Welfare
Seac: La vera rivoluzione sociale? Le misure alternative al carcere
Il 20 novembre prossimo si concludono i 18 Tavoli tematici degli Stati generali dell'ordinamento penitenziario: per accettare ulteriori suggerimenti il ministero ha attivato una email a cui tutti possono scrivere. Luisa Prodi, presidente del Coordinamento di enti e associazioni penitenziarie, traccia la via: "Più esecuzione penale esterna, che a conti fatti abbatte la recidiva. E la creazione di un sistema penitenziario specifico per i minori, che oggi manca"
C’è un’email a cui, da qui fino a venerdì 20 novembre, può scrivere chiunque abbia qualcosa da dire al ministero della Giustizia sul tema dell’ordinamento penitenziario. È statigenerali@giustizia.it e l’attenzione è garantita (la risposta forse no): è l’utile strumento messo a disposizione di chi non ha potuto partecipare a uno dei 18 Tavoli tematici legati agli Stati generali del carcere, il cui lavoro si chiuderà proprio il 20 novembre prossimo e che anno coinvolto esperti, magistrati, avvocati, docenti universitari e rappresentanti del volontariato. “Le indicazioni che ne seguiranno verranno poi utilizzate dagli estensori dei decreti legislativi della riforma del codice penale, che è in attesa di iniziare l'iter al Senato dopo il nulla osta ricevuto alla Camera”, spiega Luisa Prodi, presidente del Seac, Coordinamento enti e associazioni di volontariato penitenziario, un insieme di 40 gruppi autonomi – circa 1200 volontari, con varie mansioni, dall’assistenza diretta alla gestioni di centro d’ascolto e dei rapporti con i famigliari – che ha tenuto da poco il proprio 48mo Convegno nazionale.
Che tipo di indicazioni usciranno dai Tavoli tematici?
Sicuramente ogni Tavolo – tra i vari, sono presenti quello sull’architettura penitenziaria, sulla vita detentiva, sul lavoro, sulle misure alternative, sullo sport in carcere – poterà alla luce i problemi attuali e in un’ottica costruttiva si daranno suggerimenti per provare a risolverli. Partiamo da una situazione più positiva rispetto a qualche anno fa, data la deflazione negli ultimi due anni del sovraffollamento: da 68mila detenuti si è passati a 52.434 (dato del 31 ottobre 2015). E abbiamo notato un cambiamento di mentalità rispetto alle misure alternative alla pena, c’è una prima apertura e gli ultimi provvedimenti legislativi legati alla messa alla prova lo dimostrano. Detto questo, serve un passo ulteriore: dalla concezione “carcerocentrica” della pena si deve andare verso un sempre maggiore tentativo di reinserimento nella società.
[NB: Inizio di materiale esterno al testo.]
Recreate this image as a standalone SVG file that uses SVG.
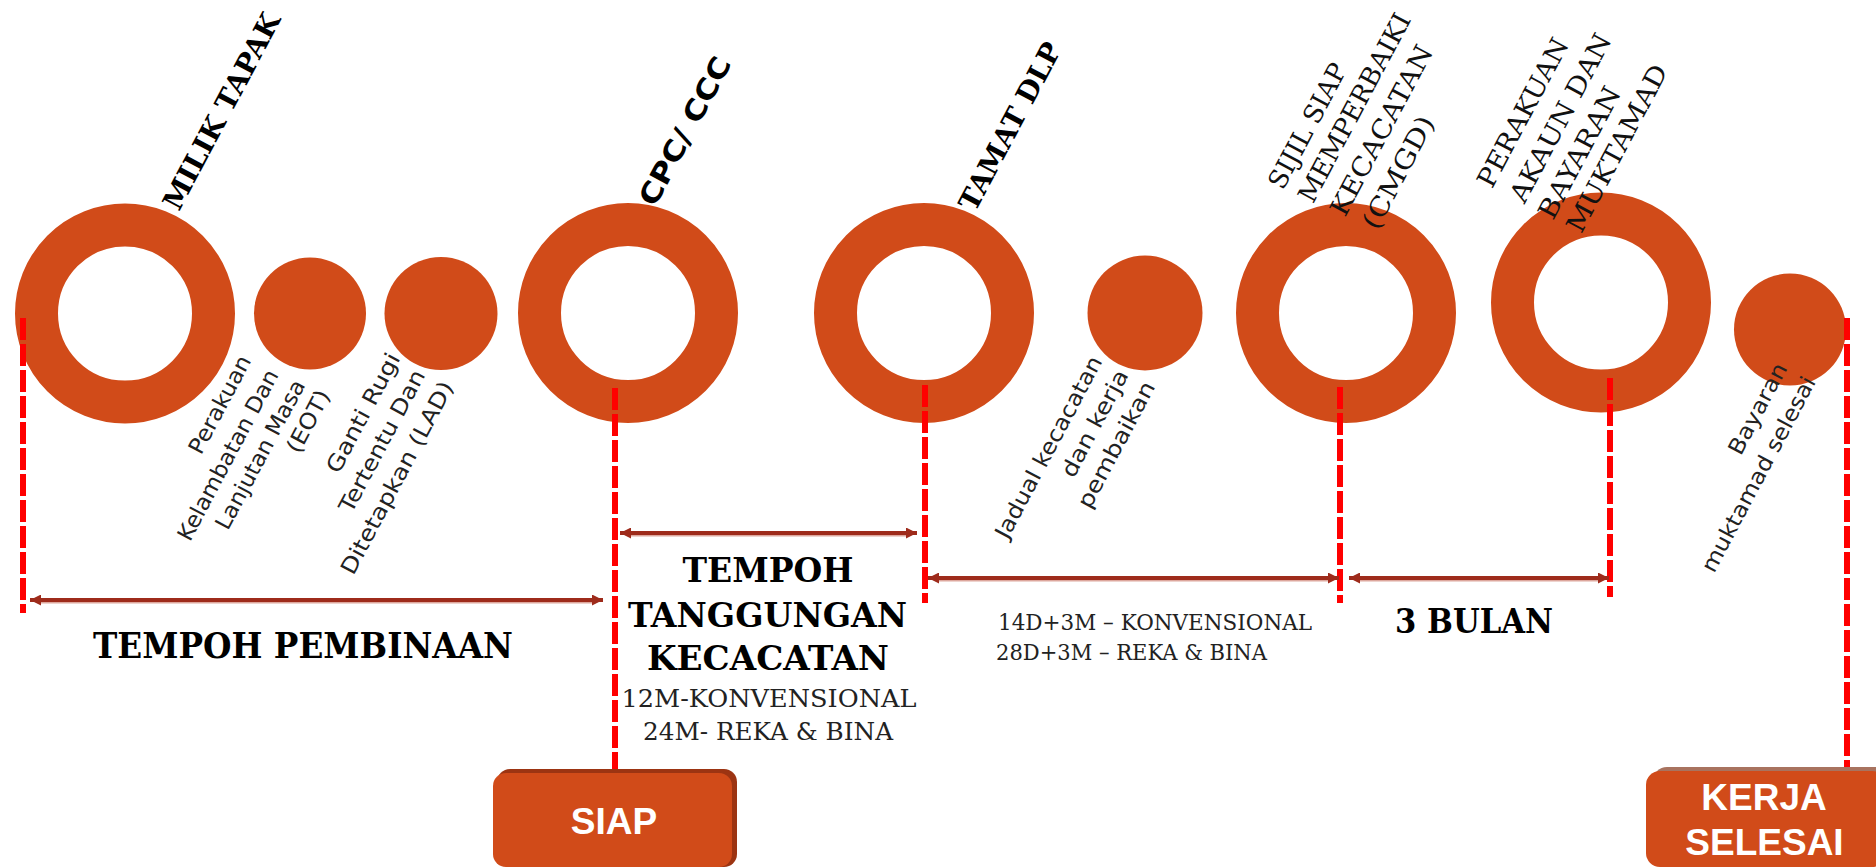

È stato già detto molto volte ma è sempre opportuno ribadirlo: il lavoro e l’esecuzione penale esterna abbatte la recidiva, ovvero mettono la persona nelle condizioni di non tornare a delinquere. Si dovrebbero inoltre ribaltare certe prassi fin troppo consolidate.
A quali prassi fa riferimento?
Punire certi reati con anni di carcere anziché commisurare pene alternative adeguate, come avviene in tanti Paesi esteri. Non esiste solo la pena detentiva. Purtroppo in Italia si è ancorati al codice Rocco, del 1932, non si è ancora riusciti a superare questo scoglio, in primo luogo a livello politico. Poi c’è la questioni legata ai minori, che a oggi sono privi di un sistema diretto a loro.
I minori non hanno un proprio sistema penitenziario?
No, perché il regolamento attuale ricalca quello degli adulti, con alcune variazioni sostanziali. Ma è un grosso ostacolo al bene dei minori e della collettività, perché essi andrebbero educati prima che puniti o “rieducati” come si usa dire per gli adulti.
In tutto questo, il volontariato che ruolo ha e quale dovrebbe avere?
Ha un ruolo centrale ma, per esempio, nei Tavoli è rappresentato in modo eterogeneo, senza un coordinamento e questo rischia di nuocere all’impatto che può avere a livello generale e all’opportunità di divenire un attore più influente a livello politico di quello che è oggi. Nel farsi carico delle persone che assiste, deve inoltre essere serio e competente nelle proprie azioni, stimolando le comunità esterne al carcere a promuovere inclusione sociale in ogni modo possibile, perché è tramite il rafforzamento di una buona esecuzione penale esterna che si potrà migliorare sia la vita detentiva sia quella della società, in cui il detenuto è comunque inserito.